Fishing Report:

Sunday is the official start of the summer so the calendar tells us.  For most of us here in the north woods, that also means a bigger influx of summer visitors to our area.  So be cautious of the robust road and lake traffic.  

Even though summer is officially starting, it already feels like we have been through some July temperatures for several weeks now.  Warm weather patterns and spiking water temperatures continue to show local waters about 2 to 3 weeks ahead of schedule, meaning we are well into some summer fishing patterns.   Last week we also mentioned the numerous bug and critter hatches that come as summer advances. 

The good news we can all agree on is, summer is finally here.  No need to complain about the hot weather as it never lasts long.  So sit back and enjoy the warm season and the start to summer angling. 

Area lakes are starting to cooperate with some hungry walleyes chasing leeches under bobbers.  Best areas to target have been the mid-lake humps or other structure.  Finding fish on electronics has been important; however, if you find fish and cannot get them to bite it is best to seek out new locations.  As we are now at the longest days of the year, timing windows will become a thing.  Best times to fish are going to be early mornings and later afternoons into dark.  Panfish, especially crappies, are being found in vegetative areas of 5 to 12 feet of water.  Pitch  a small soft plastics or live bait under a bobber.  Colors of tackle should complement water clarity, but do not be afraid to sample other combinations.  Every lake has its own culture and finding the recipe for success can sometimes be quite rewarding.  Largemouth bass and northern pike are also being found in relation to panfish, especially this year’s class. 

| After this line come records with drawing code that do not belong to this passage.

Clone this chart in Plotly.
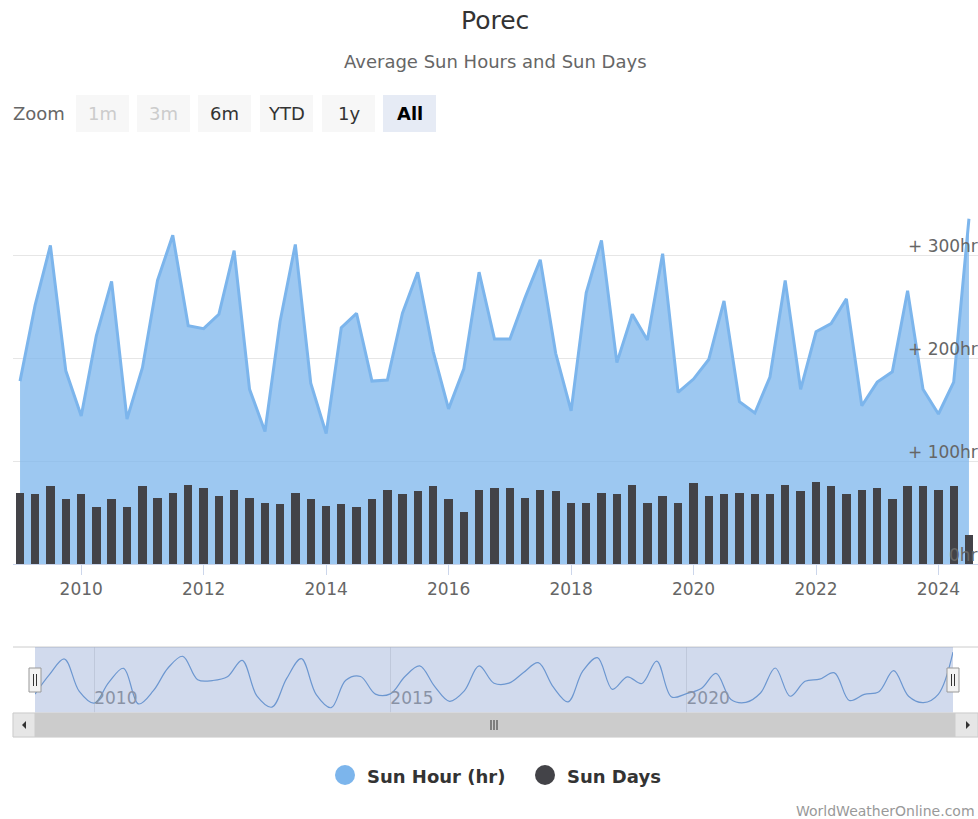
import plotly.graph_objects as go
import pandas as pd

# ---------------- data ----------------
quarters = [d.strftime("%Y-%m-%d") for d in pd.date_range("2009-01-01", periods=63, freq="QS")]

sun_hours = [178, 252, 310, 188, 144, 222, 275, 141, 191, 276,
             320, 232, 229, 243, 305, 170, 129, 236, 311, 176,
             127, 230, 244, 178, 179, 244, 284, 207, 151, 190,
             284, 219, 219, 259, 296, 205, 149, 264, 315, 196,
             243, 218, 302, 167, 180, 199, 256, 158, 147, 182,
             276, 170, 226, 234, 258, 154, 177, 187, 266, 170,
             146, 177, 336]

sun_days = [69, 68, 76, 63, 68, 55, 63, 55, 76, 64,
            69, 77, 74, 66, 72, 64, 59, 58, 69, 63,
            56, 58, 55, 63, 72, 68, 71, 76, 63, 51,
            72, 74, 74, 64, 72, 71, 59, 59, 69, 68,
            77, 59, 66, 59, 79, 66, 68, 69, 68, 68,
            77, 71, 80, 76, 68, 72, 74, 63, 76, 76,
            72, 76, 28]

year_ticks = ["2010", "2012", "2014", "2016", "2018", "2020", "2022", "2024"]
nav_year_ticks = ["2010", "2015", "2020"]
y_ticks = [0, 100, 200, 300, 400]
y_tick_text = ["0hr", "+ 100hr", "+ 200hr", "+ 300hr", ""]
zoom_buttons = ["1m", "3m", "6m", "YTD", "1y", "All"]

# ---------------- geometry helpers ----------------
W, H = 978, 819
PLOT_LEFT, PLOT_TOP, PLOT_BOTTOM = 13, 153, 713
L, R, T, B = PLOT_LEFT, 0, PLOT_TOP, H - PLOT_BOTTOM
PW, PH = W - L - R, H - T - B
FONT = "DejaVu Sans"
Y_MAX = 400
MAIN_TOP_PX, MAIN_BOTTOM_PX = 153, 564


def px(x):
    return (x - PLOT_LEFT) / PW


def py(y):
    return (PLOT_BOTTOM - y) / PH


BLUE = "#7cb5ec"
DARK = "#434348"

fig = go.Figure()

fig.add_trace(go.Scatter(
    x=quarters, y=sun_hours, mode="lines", fill="tozeroy",
    line=dict(color=BLUE, width=3), fillcolor="rgba(124,181,236,0.75)",
    name="Sun Hour (hr)", xaxis="x", yaxis="y", hoverinfo="skip"))

fig.add_trace(go.Bar(
    x=quarters, y=sun_days, marker=dict(color=DARK, line=dict(width=0)),
    width=50 * 86400000, name="Sun Days", xaxis="x", yaxis="y3", hoverinfo="skip"))

# navigator series
fig.add_trace(go.Scatter(
    x=quarters, y=sun_hours, mode="lines", line=dict(color="#6f9fd6", width=1.2, shape="spline"),
    xaxis="x2", yaxis="y2", hoverinfo="skip", showlegend=False))

shapes = []
annotations = []

# y-axis labels (inside, right, above the grid lines)
label_shift = 9.5 * Y_MAX / (MAIN_BOTTOM_PX - MAIN_TOP_PX)
for v, t in zip(y_ticks, y_tick_text):
    if t:
        annotations.append(dict(text=t, x=px(980), y=v + label_shift, xref="paper", yref="y",
                                xanchor="right", yanchor="middle", showarrow=False,
                                font=dict(family=FONT, size=17, color="#666666")))

# range selector
annotations.append(dict(text="Zoom", x=px(11), y=py(113), xref="paper", yref="paper",
                        xanchor="left", yanchor="middle", showarrow=False,
                        font=dict(family=FONT, size=18, color="#666666")))
btn_x = [76, 137, 198, 260, 322, 383]
for i, lab in enumerate(zoom_buttons):
    x0 = btn_x[i]
    sel = lab == "All"
    disabled = lab in ("1m", "3m")
    shapes.append(dict(type="rect", xref="paper", yref="paper",
                       x0=px(x0), x1=px(x0 + 53), y0=py(132), y1=py(95),
                       fillcolor="#e6ebf5" if sel else "#f7f7f7", line=dict(width=0)))
    annotations.append(dict(text=("<b>%s</b>" % lab) if sel else lab,
                            x=px(x0 + 26.5), y=py(113), xref="paper", yref="paper",
                            xanchor="center", yanchor="middle", showarrow=False,
                            font=dict(family=FONT, size=18,
                                      color="#cccccc" if disabled else ("#000000" if sel else "#333333"))))

# navigator decorations
shapes.append(dict(type="line", xref="paper", yref="paper", x0=px(13), x1=px(978),
                   y0=py(647), y1=py(647), line=dict(color="#cccccc", width=1)))
shapes.append(dict(type="rect", xref="paper", yref="paper", x0=px(35), x1=px(953),
                   y0=py(713), y1=py(647), fillcolor="rgba(102,133,194,0.3)",
                   line=dict(width=0), layer="above"))
for hx in (35, 953):
    shapes.append(dict(type="rect", xref="paper", yref="paper", x0=px(hx - 6), x1=px(hx + 6),
                       y0=py(692), y1=py(668), fillcolor="#f2f2f2",
                       line=dict(color="#999999", width=1), layer="above"))
    for dx in (-1.5, 1.5):
        shapes.append(dict(type="line", xref="paper", yref="paper", x0=px(hx + dx), x1=px(hx + dx),
                           y0=py(686), y1=py(674), line=dict(color="#333333", width=1), layer="above"))

# scrollbar
shapes.append(dict(type="rect", xref="paper", yref="paper", x0=px(13), x1=px(978),
                   y0=py(737), y1=py(713), fillcolor="#f2f2f2", line=dict(color="#f2f2f2", width=1)))
shapes.append(dict(type="rect", xref="paper", yref="paper", x0=px(35), x1=px(955),
                   y0=py(737), y1=py(713), fillcolor="#cccccc", line=dict(color="#cccccc", width=1)))
shapes.append(dict(type="rect", xref="paper", yref="paper", x0=px(13), x1=px(35),
                   y0=py(737), y1=py(713), fillcolor="#e6e6e6", line=dict(color="#cccccc", width=1)))
shapes.append(dict(type="rect", xref="paper", yref="paper", x0=px(955), x1=px(978),
                   y0=py(737), y1=py(713), fillcolor="#e6e6e6", line=dict(color="#cccccc", width=1)))
shapes.append(dict(type="path", xref="paper", yref="paper",
                   path="M %f %f L %f %f L %f %f Z" % (px(26), py(721), px(22), py(725), px(26), py(729)),
                   fillcolor="#333333", line=dict(width=0)))
shapes.append(dict(type="path", xref="paper", yref="paper",
                   path="M %f %f L %f %f L %f %f Z" % (px(966), py(721), px(970), py(725), px(966), py(729)),
                   fillcolor="#333333", line=dict(width=0)))
for gx in (491, 494, 497):
    shapes.append(dict(type="line", xref="paper", yref="paper", x0=px(gx), x1=px(gx),
                       y0=py(730), y1=py(720), line=dict(color="#333333", width=1)))

# legend
legend_items = [("Sun Hour (hr)", BLUE, 345), ("Sun Days", DARK, 545)]
for lab, col, cx in legend_items:
    shapes.append(dict(type="circle", xref="paper", yref="paper",
                       x0=px(cx - 10), x1=px(cx + 10), y0=py(785), y1=py(765),
                       fillcolor=col, line=dict(width=0)))
    annotations.append(dict(text="<b>%s</b>" % lab, x=px(cx + 20), y=py(776),
                            xref="paper", yref="paper", xanchor="left", yanchor="middle",
                            showarrow=False, font=dict(family=FONT, size=18, color="#333333")))

# titles & credit
annotations.append(dict(text="Porec", x=px(495), y=py(21), xref="paper", yref="paper",
                        xanchor="center", yanchor="middle", showarrow=False,
                        font=dict(family=FONT, size=25, color="#333333")))
annotations.append(dict(text="Average Sun Hours and Sun Days", x=px(495), y=py(62),
                        xref="paper", yref="paper", xanchor="center", yanchor="middle",
                        showarrow=False, font=dict(family=FONT, size=18, color="#666666")))
annotations.append(dict(text="WorldWeatherOnline.com", x=px(977), y=py(811),
                        xref="paper", yref="paper", xanchor="right", yanchor="middle",
                        showarrow=False, font=dict(family=FONT, size=14, color="#999999")))

fig.update_layout(
    width=W, height=H,
    margin=dict(l=L, r=R, t=T, b=B, pad=0),
    paper_bgcolor="white", plot_bgcolor="white",
    showlegend=False, hovermode=False, bargap=0,
    font=dict(family=FONT),
    xaxis=dict(type="date", domain=[0, 1], anchor="y",
               range=["2008-11-20", "2024-08-24"],
               tickvals=[y + "-01-01" for y in year_ticks], ticktext=year_ticks,
               showgrid=False, zeroline=False, showline=True, linecolor="#ccd6eb", linewidth=1,
               ticks="outside", ticklen=10, tickcolor="#ccd6eb",
               tickfont=dict(family=FONT, size=17, color="#666666")),
    yaxis=dict(domain=[py(MAIN_BOTTOM_PX), 1], anchor="x", range=[0, Y_MAX], side="right",
               tickvals=y_ticks, showticklabels=False,
               showgrid=True, gridcolor="#e6e6e6", gridwidth=1, zeroline=False,
               showline=False, ticks=""),
    yaxis3=dict(domain=[py(MAIN_BOTTOM_PX), 1], anchor="x", overlaying="y", range=[0, Y_MAX],
                showticklabels=False, showgrid=False, zeroline=False, showline=False, ticks=""),
    xaxis2=dict(type="date", domain=[px(35), px(953)], anchor="y2",
                range=["2009-01-01", "2024-07-01"],
                tickvals=[y + "-01-01" for y in nav_year_ticks], ticktext=nav_year_ticks,
                ticklabelposition="inside right", ticks="",
                showgrid=True, gridcolor="#e6e6e6", zeroline=False, showline=False,
                tickfont=dict(family=FONT, size=17, color="#999999")),
    yaxis2=dict(domain=[0, py(647)], anchor="x2", range=[107, 355], visible=False),
    shapes=shapes, annotations=annotations,
)

fig.write_html("out.html", config={"displayModeBar": False},
               post_script="document.body.style.margin='0';document.body.style.overflow='hidden';")
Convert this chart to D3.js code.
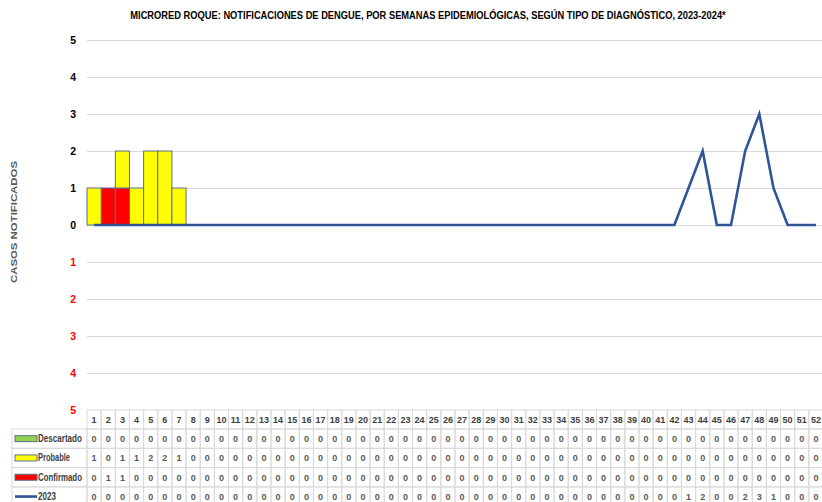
<!DOCTYPE html>
<html>
<head>
  <meta charset="utf-8">
  <title>Microred Roque - Dengue</title>
  <script src="https://d3js.org/d3.v7.min.js"></script>
  <style>
    body { margin: 0; background: #fff; }
    svg text { font-family: 'Liberation Sans Narrow', 'Arial Narrow', 'Liberation Sans', sans-serif; }
  </style>
</head>
<body>
<script>
// data
var weeks = d3.range(1, 53);
var descartado = weeks.map(function () { return 0; });
var probable = [1, 0, 1, 1, 2, 2, 1, 0, 0, 0, 0, 0, 0, 0, 0, 0, 0, 0, 0, 0, 0, 0, 0, 0, 0, 0,
  0, 0, 0, 0, 0, 0, 0, 0, 0, 0, 0, 0, 0, 0, 0, 0, 0, 0, 0, 0, 0, 0, 0, 0, 0, 0];
var confirmado = [0, 1, 1, 0, 0, 0, 0, 0, 0, 0, 0, 0, 0, 0, 0, 0, 0, 0, 0, 0, 0, 0, 0, 0, 0, 0,
  0, 0, 0, 0, 0, 0, 0, 0, 0, 0, 0, 0, 0, 0, 0, 0, 0, 0, 0, 0, 0, 0, 0, 0, 0, 0];
var serie2023 = [0, 0, 0, 0, 0, 0, 0, 0, 0, 0, 0, 0, 0, 0, 0, 0, 0, 0, 0, 0, 0, 0, 0, 0, 0, 0,
  0, 0, 0, 0, 0, 0, 0, 0, 0, 0, 0, 0, 0, 0, 0, 0, 1, 2, 0, 0, 2, 3, 1, 0, 0, 0];
var yTicks = [-5, -4, -3, -2, -1, 0, 1, 2, 3, 4, 5];
var title = "MICRORED  ROQUE:  NOTIFICACIONES  DE DENGUE,  POR SEMANAS  EPIDEMIOLÓGICAS,   SEGÚN  TIPO DE DIAGNÓSTICO, 2023-2024*";

var rows = [
  { name: "Descartado", values: descartado, color: "#92d050", type: "bar", len: 44 },
  { name: "Probable", values: probable, color: "#ffff00", type: "bar", len: 32 },
  { name: "Confirmado", values: confirmado, color: "#ff0000", type: "bar", len: 44 },
  { name: "2023", values: serie2023, color: "#2f5597", type: "line", len: 18 }
];

var W = 822, H = 502;
var svg = d3.select("body").append("svg")
  .attr("width", W).attr("height", H);

var x = d3.scaleBand().domain(weeks).range([87, 823]).padding(0);
var y = d3.scaleLinear().domain([-5, 5]).range([410, 40]);

// squeeze a text horizontally to a given width (Calibri-like narrow look)
function squeeze(sel, width, cx, cy) {
  var w = sel.node().getComputedTextLength();
  sel.attr("x", 0).attr("y", 0)
    .attr("transform", "translate(" + cx + "," + cy + ") scale(" + (width / w) + ",1)");
}

// title
var t = svg.append("text")
  .attr("text-anchor", "middle")
  .attr("font-size", 10).attr("font-weight", "bold")
  .attr("fill", "#000")
  .text(title);
squeeze(t, 596, 428, 19);

// y title
svg.append("text")
  .attr("transform", "translate(17,222) rotate(-90)")
  .attr("text-anchor", "middle")
  .attr("font-size", 9.5).attr("font-weight", "bold")
  .attr("fill", "#595959")
  .attr("textLength", 122).attr("lengthAdjust", "spacingAndGlyphs")
  .text("CASOS NOTIFICADOS");

// gridlines
svg.append("g").selectAll("line")
  .data(yTicks.filter(function (d) { return d !== -5; }))
  .enter().append("line")
  .attr("x1", 87).attr("x2", 822)
  .attr("y1", function (d) { return y(d) + 0.5; })
  .attr("y2", function (d) { return y(d) + 0.5; })
  .attr("stroke", "#d9d9d9").attr("stroke-width", 1);

// y axis labels (absolute values, negatives in red)
var yAxis = svg.append("g")
  .attr("transform", "translate(76,0)")
  .call(d3.axisLeft(y).tickValues(yTicks).tickSize(0).tickPadding(0)
    .tickFormat(function (d) { return Math.abs(d); }));
yAxis.select(".domain").remove();
yAxis.selectAll("text")
  .attr("font-size", 10.5).attr("font-weight", "bold")
  .attr("font-family", "'Liberation Sans Narrow', 'Arial Narrow', 'Liberation Sans', sans-serif")
  .attr("fill", function (d) { return d < 0 ? "#ff0000" : "#000"; });

// stacked bars: confirmado below, probable above
var stackData = weeks.map(function (w, i) {
  return { week: w, Confirmado: confirmado[i], Probable: probable[i], Descartado: descartado[i] };
});
var stack = d3.stack().keys(["Confirmado", "Probable", "Descartado"]);
var colors = { Confirmado: "#ff0000", Probable: "#ffff00", Descartado: "#92d050" };
var layers = stack(stackData);
svg.append("g").selectAll("g")
  .data(layers).enter().append("g")
  .attr("fill", function (d) { return colors[d.key]; })
  .selectAll("rect")
  .data(function (d) { return d.filter(function (p) { return p[1] > p[0]; }); })
  .enter().append("rect")
  .attr("x", function (d) { return x(d.data.week); })
  .attr("width", x.bandwidth())
  .attr("y", function (d) { return y(d[1]); })
  .attr("height", function (d) { return y(d[0]) - y(d[1]); })
  .attr("stroke", "#5a6f8f").attr("stroke-width", 1);

// 2023 line
var line = d3.line()
  .x(function (d, i) { return x(weeks[i]) + x.bandwidth() / 2; })
  .y(function (d) { return y(d); });
svg.append("path")
  .datum(serie2023)
  .attr("d", line)
  .attr("fill", "none")
  .attr("stroke", "#2f5597").attr("stroke-width", 2.6)
  .attr("stroke-linejoin", "miter");

// data table
var tableTop = 410, headH = 19, rowH = 19.3;
var tbl = svg.append("g");
var border = "#d9d9d9";

// header row
tbl.selectAll("rect.head").data(weeks).enter().append("rect")
  .attr("x", function (d) { return x(d); })
  .attr("y", tableTop)
  .attr("width", x.bandwidth()).attr("height", headH)
  .attr("fill", "none").attr("stroke", border);
tbl.selectAll("text.head").data(weeks).enter().append("text")
  .attr("x", function (d) { return x(d) + x.bandwidth() / 2; })
  .attr("y", tableTop + headH / 2 + 3.5)
  .attr("text-anchor", "middle")
  .attr("font-size", 9).attr("font-weight", "bold")
  .attr("fill", "#404040")
  .text(function (d) { return d; });

rows.forEach(function (r, ri) {
  var ry = tableTop + headH + ri * rowH;
  var g = tbl.append("g");
  g.append("rect")
    .attr("x", 12).attr("y", ry).attr("width", 75).attr("height", rowH)
    .attr("fill", "none").attr("stroke", border);
  if (r.type === "bar") {
    g.append("rect")
      .attr("x", 15).attr("y", ry + rowH / 2 - 3).attr("width", 22).attr("height", 6)
      .attr("fill", r.color).attr("stroke", "#5a6f8f").attr("stroke-width", 1);
  } else {
    g.append("line")
      .attr("x1", 15).attr("x2", 37)
      .attr("y1", ry + rowH / 2).attr("y2", ry + rowH / 2)
      .attr("stroke", r.color).attr("stroke-width", 2.6);
  }
  var lbl = g.append("text")
    .attr("font-size", 10).attr("font-weight", "bold")
    .attr("fill", "#404040")
    .text(r.name);
  squeeze(lbl, r.len, 38, ry + rowH / 2 + 3.5);
  g.selectAll("rect.cell").data(r.values).enter().append("rect")
    .attr("x", function (d, i) { return x(weeks[i]); })
    .attr("y", ry)
    .attr("width", x.bandwidth()).attr("height", rowH)
    .attr("fill", "none").attr("stroke", border);
  g.selectAll("text.cell").data(r.values).enter().append("text")
    .attr("x", function (d, i) { return x(weeks[i]) + x.bandwidth() / 2; })
    .attr("y", ry + rowH / 2 + 3.5)
    .attr("text-anchor", "middle")
    .attr("font-size", 9).attr("font-weight", "bold")
    .attr("fill", "#595959")
    .text(function (d) { return d; });
});
</script>
</body>
</html>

Walleyes, northern pike and perch have been a fair when trolling the shallow flats.  Worms or small crankbaits have been best for combing water and covering ground.  Some anglers have found some mature fish on deep drop off edges, but it can be a lot of time in one spot before hooking up with a good fish.  Some anglers continue to chase the musky, but word is the bite is very slow.  Most of the musky caught has been by walleye and panfish anglers.  Most musky anglers feels that catching a musky in this hot weather put too much stress on the fish making it hard to do a successful release, best to leave them be until water temperature cools down.